### Data block
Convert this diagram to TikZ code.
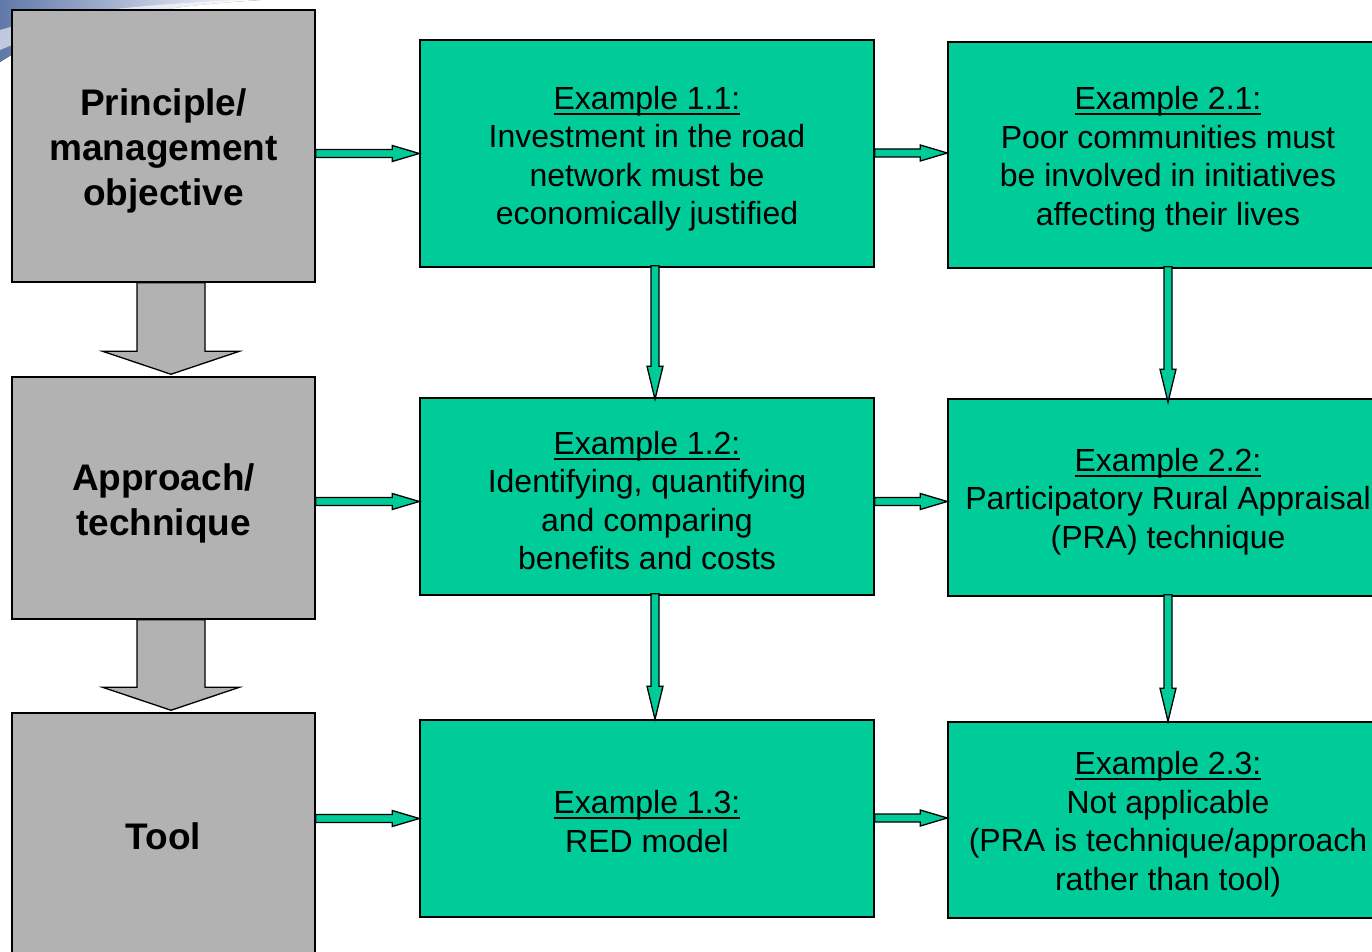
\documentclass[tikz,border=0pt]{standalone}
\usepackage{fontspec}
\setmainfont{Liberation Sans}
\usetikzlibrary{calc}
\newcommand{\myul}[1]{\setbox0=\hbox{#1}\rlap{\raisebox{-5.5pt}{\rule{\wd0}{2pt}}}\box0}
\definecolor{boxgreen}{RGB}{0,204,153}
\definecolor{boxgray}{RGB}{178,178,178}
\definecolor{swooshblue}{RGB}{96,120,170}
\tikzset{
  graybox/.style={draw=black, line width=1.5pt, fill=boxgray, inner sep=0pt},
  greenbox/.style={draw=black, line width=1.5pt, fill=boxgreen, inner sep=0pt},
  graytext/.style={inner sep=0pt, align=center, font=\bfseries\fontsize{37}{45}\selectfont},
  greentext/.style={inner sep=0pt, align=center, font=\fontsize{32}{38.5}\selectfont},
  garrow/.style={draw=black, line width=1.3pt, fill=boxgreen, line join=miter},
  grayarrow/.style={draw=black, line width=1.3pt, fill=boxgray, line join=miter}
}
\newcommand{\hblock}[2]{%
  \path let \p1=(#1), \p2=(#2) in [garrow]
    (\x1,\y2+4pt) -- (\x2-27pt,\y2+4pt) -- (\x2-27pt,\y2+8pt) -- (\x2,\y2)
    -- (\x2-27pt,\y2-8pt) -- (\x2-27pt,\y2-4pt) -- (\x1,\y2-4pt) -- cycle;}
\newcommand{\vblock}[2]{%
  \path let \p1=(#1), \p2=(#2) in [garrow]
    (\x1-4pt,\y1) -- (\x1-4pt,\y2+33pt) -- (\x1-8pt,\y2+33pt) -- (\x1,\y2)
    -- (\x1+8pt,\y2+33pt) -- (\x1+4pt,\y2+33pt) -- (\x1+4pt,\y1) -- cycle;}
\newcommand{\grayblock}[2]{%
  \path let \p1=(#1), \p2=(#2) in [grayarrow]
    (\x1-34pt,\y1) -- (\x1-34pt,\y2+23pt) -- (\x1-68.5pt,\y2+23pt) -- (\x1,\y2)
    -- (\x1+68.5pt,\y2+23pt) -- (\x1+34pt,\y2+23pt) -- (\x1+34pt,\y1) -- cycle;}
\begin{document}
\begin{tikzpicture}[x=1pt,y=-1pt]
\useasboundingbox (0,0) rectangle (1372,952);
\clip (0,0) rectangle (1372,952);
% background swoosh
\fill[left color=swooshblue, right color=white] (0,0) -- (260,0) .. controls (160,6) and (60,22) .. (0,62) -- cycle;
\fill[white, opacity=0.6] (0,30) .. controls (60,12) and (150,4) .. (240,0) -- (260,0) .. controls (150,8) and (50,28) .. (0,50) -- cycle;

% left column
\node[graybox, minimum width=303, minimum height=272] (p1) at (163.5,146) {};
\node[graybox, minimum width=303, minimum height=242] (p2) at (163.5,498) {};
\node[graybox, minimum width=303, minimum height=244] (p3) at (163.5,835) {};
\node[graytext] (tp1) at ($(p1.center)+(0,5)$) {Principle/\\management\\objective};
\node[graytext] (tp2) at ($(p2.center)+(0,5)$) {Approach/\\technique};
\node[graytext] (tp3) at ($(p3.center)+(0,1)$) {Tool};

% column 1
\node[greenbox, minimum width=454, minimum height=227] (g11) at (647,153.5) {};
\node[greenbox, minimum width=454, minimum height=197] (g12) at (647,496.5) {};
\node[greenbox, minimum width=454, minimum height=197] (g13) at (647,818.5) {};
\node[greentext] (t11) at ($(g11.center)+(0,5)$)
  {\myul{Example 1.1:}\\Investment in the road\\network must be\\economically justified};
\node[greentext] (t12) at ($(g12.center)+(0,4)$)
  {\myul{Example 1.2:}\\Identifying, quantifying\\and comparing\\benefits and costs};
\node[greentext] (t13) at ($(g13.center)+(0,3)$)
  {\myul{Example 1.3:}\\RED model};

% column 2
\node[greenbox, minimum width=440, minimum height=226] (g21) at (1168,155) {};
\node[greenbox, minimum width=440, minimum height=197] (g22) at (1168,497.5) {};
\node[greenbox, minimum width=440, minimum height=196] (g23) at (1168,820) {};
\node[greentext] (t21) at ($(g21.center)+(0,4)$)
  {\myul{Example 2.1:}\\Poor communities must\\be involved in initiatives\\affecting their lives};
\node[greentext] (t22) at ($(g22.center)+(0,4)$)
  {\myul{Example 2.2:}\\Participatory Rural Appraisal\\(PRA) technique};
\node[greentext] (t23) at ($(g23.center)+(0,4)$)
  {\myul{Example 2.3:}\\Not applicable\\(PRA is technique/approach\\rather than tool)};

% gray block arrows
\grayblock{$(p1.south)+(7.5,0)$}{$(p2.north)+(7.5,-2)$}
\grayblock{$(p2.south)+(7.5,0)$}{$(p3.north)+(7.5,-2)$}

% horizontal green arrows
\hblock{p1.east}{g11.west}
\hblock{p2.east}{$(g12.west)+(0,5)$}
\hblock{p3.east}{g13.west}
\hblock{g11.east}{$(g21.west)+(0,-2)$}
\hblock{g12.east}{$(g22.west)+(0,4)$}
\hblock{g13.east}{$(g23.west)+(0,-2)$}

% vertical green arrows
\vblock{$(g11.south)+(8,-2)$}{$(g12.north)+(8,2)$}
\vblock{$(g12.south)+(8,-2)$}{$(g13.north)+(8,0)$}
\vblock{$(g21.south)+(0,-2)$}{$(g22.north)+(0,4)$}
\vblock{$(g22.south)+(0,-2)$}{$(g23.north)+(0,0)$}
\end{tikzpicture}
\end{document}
######
- _The request_: Return the whole listing, word for word, and leave out every picture.

- _Solved problem_:
Convert this diagram to TikZ code.
\documentclass[tikz,border=0pt]{standalone}
\usepackage{fontspec}
\setmainfont{Liberation Sans}
\usetikzlibrary{calc}
\newcommand{\myul}[1]{\setbox0=\hbox{#1}\rlap{\raisebox{-5.5pt}{\rule{\wd0}{2pt}}}\box0}
\definecolor{boxgreen}{RGB}{0,204,153}
\definecolor{boxgray}{RGB}{178,178,178}
\definecolor{swooshblue}{RGB}{96,120,170}
\tikzset{
  graybox/.style={draw=black, line width=1.5pt, fill=boxgray, inner sep=0pt},
  greenbox/.style={draw=black, line width=1.5pt, fill=boxgreen, inner sep=0pt},
  graytext/.style={inner sep=0pt, align=center, font=\bfseries\fontsize{37}{45}\selectfont},
  greentext/.style={inner sep=0pt, align=center, font=\fontsize{32}{38.5}\selectfont},
  garrow/.style={draw=black, line width=1.3pt, fill=boxgreen, line join=miter},
  grayarrow/.style={draw=black, line width=1.3pt, fill=boxgray, line join=miter}
}
\newcommand{\hblock}[2]{%
  \path let \p1=(#1), \p2=(#2) in [garrow]
    (\x1,\y2+4pt) -- (\x2-27pt,\y2+4pt) -- (\x2-27pt,\y2+8pt) -- (\x2,\y2)
    -- (\x2-27pt,\y2-8pt) -- (\x2-27pt,\y2-4pt) -- (\x1,\y2-4pt) -- cycle;}
\newcommand{\vblock}[2]{%
  \path let \p1=(#1), \p2=(#2) in [garrow]
    (\x1-4pt,\y1) -- (\x1-4pt,\y2+33pt) -- (\x1-8pt,\y2+33pt) -- (\x1,\y2)
    -- (\x1+8pt,\y2+33pt) -- (\x1+4pt,\y2+33pt) -- (\x1+4pt,\y1) -- cycle;}
\newcommand{\grayblock}[2]{%
  \path let \p1=(#1), \p2=(#2) in [grayarrow]
    (\x1-34pt,\y1) -- (\x1-34pt,\y2+23pt) -- (\x1-68.5pt,\y2+23pt) -- (\x1,\y2)
    -- (\x1+68.5pt,\y2+23pt) -- (\x1+34pt,\y2+23pt) -- (\x1+34pt,\y1) -- cycle;}
\begin{document}
\begin{tikzpicture}[x=1pt,y=-1pt]
\useasboundingbox (0,0) rectangle (1372,952);
\clip (0,0) rectangle (1372,952);
% background swoosh
\fill[left color=swooshblue, right color=white] (0,0) -- (260,0) .. controls (160,6) and (60,22) .. (0,62) -- cycle;
\fill[white, opacity=0.6] (0,30) .. controls (60,12) and (150,4) .. (240,0) -- (260,0) .. controls (150,8) and (50,28) .. (0,50) -- cycle;

% left column
\node[graybox, minimum width=303, minimum height=272] (p1) at (163.5,146) {};
\node[graybox, minimum width=303, minimum height=242] (p2) at (163.5,498) {};
\node[graybox, minimum width=303, minimum height=244] (p3) at (163.5,835) {};
\node[graytext] (tp1) at ($(p1.center)+(0,5)$) {Principle/\\management\\objective};
\node[graytext] (tp2) at ($(p2.center)+(0,5)$) {Approach/\\technique};
\node[graytext] (tp3) at ($(p3.center)+(0,1)$) {Tool};

% column 1
\node[greenbox, minimum width=454, minimum height=227] (g11) at (647,153.5) {};
\node[greenbox, minimum width=454, minimum height=197] (g12) at (647,496.5) {};
\node[greenbox, minimum width=454, minimum height=197] (g13) at (647,818.5) {};
\node[greentext] (t11) at ($(g11.center)+(0,5)$)
  {\myul{Example 1.1:}\\Investment in the road\\network must be\\economically justified};
\node[greentext] (t12) at ($(g12.center)+(0,4)$)
  {\myul{Example 1.2:}\\Identifying, quantifying\\and comparing\\benefits and costs};
\node[greentext] (t13) at ($(g13.center)+(0,3)$)
  {\myul{Example 1.3:}\\RED model};

% column 2
\node[greenbox, minimum width=440, minimum height=226] (g21) at (1168,155) {};
\node[greenbox, minimum width=440, minimum height=197] (g22) at (1168,497.5) {};
\node[greenbox, minimum width=440, minimum height=196] (g23) at (1168,820) {};
\node[greentext] (t21) at ($(g21.center)+(0,4)$)
  {\myul{Example 2.1:}\\Poor communities must\\be involved in initiatives\\affecting their lives};
\node[greentext] (t22) at ($(g22.center)+(0,4)$)
  {\myul{Example 2.2:}\\Participatory Rural Appraisal\\(PRA) technique};
\node[greentext] (t23) at ($(g23.center)+(0,4)$)
  {\myul{Example 2.3:}\\Not applicable\\(PRA is technique/approach\\rather than tool)};

% gray block arrows
\grayblock{$(p1.south)+(7.5,0)$}{$(p2.north)+(7.5,-2)$}
\grayblock{$(p2.south)+(7.5,0)$}{$(p3.north)+(7.5,-2)$}

% horizontal green arrows
\hblock{p1.east}{g11.west}
\hblock{p2.east}{$(g12.west)+(0,5)$}
\hblock{p3.east}{g13.west}
\hblock{g11.east}{$(g21.west)+(0,-2)$}
\hblock{g12.east}{$(g22.west)+(0,4)$}
\hblock{g13.east}{$(g23.west)+(0,-2)$}

% vertical green arrows
\vblock{$(g11.south)+(8,-2)$}{$(g12.north)+(8,2)$}
\vblock{$(g12.south)+(8,-2)$}{$(g13.north)+(8,0)$}
\vblock{$(g21.south)+(0,-2)$}{$(g22.north)+(0,4)$}
\vblock{$(g22.south)+(0,-2)$}{$(g23.north)+(0,0)$}
\end{tikzpicture}
\end{document}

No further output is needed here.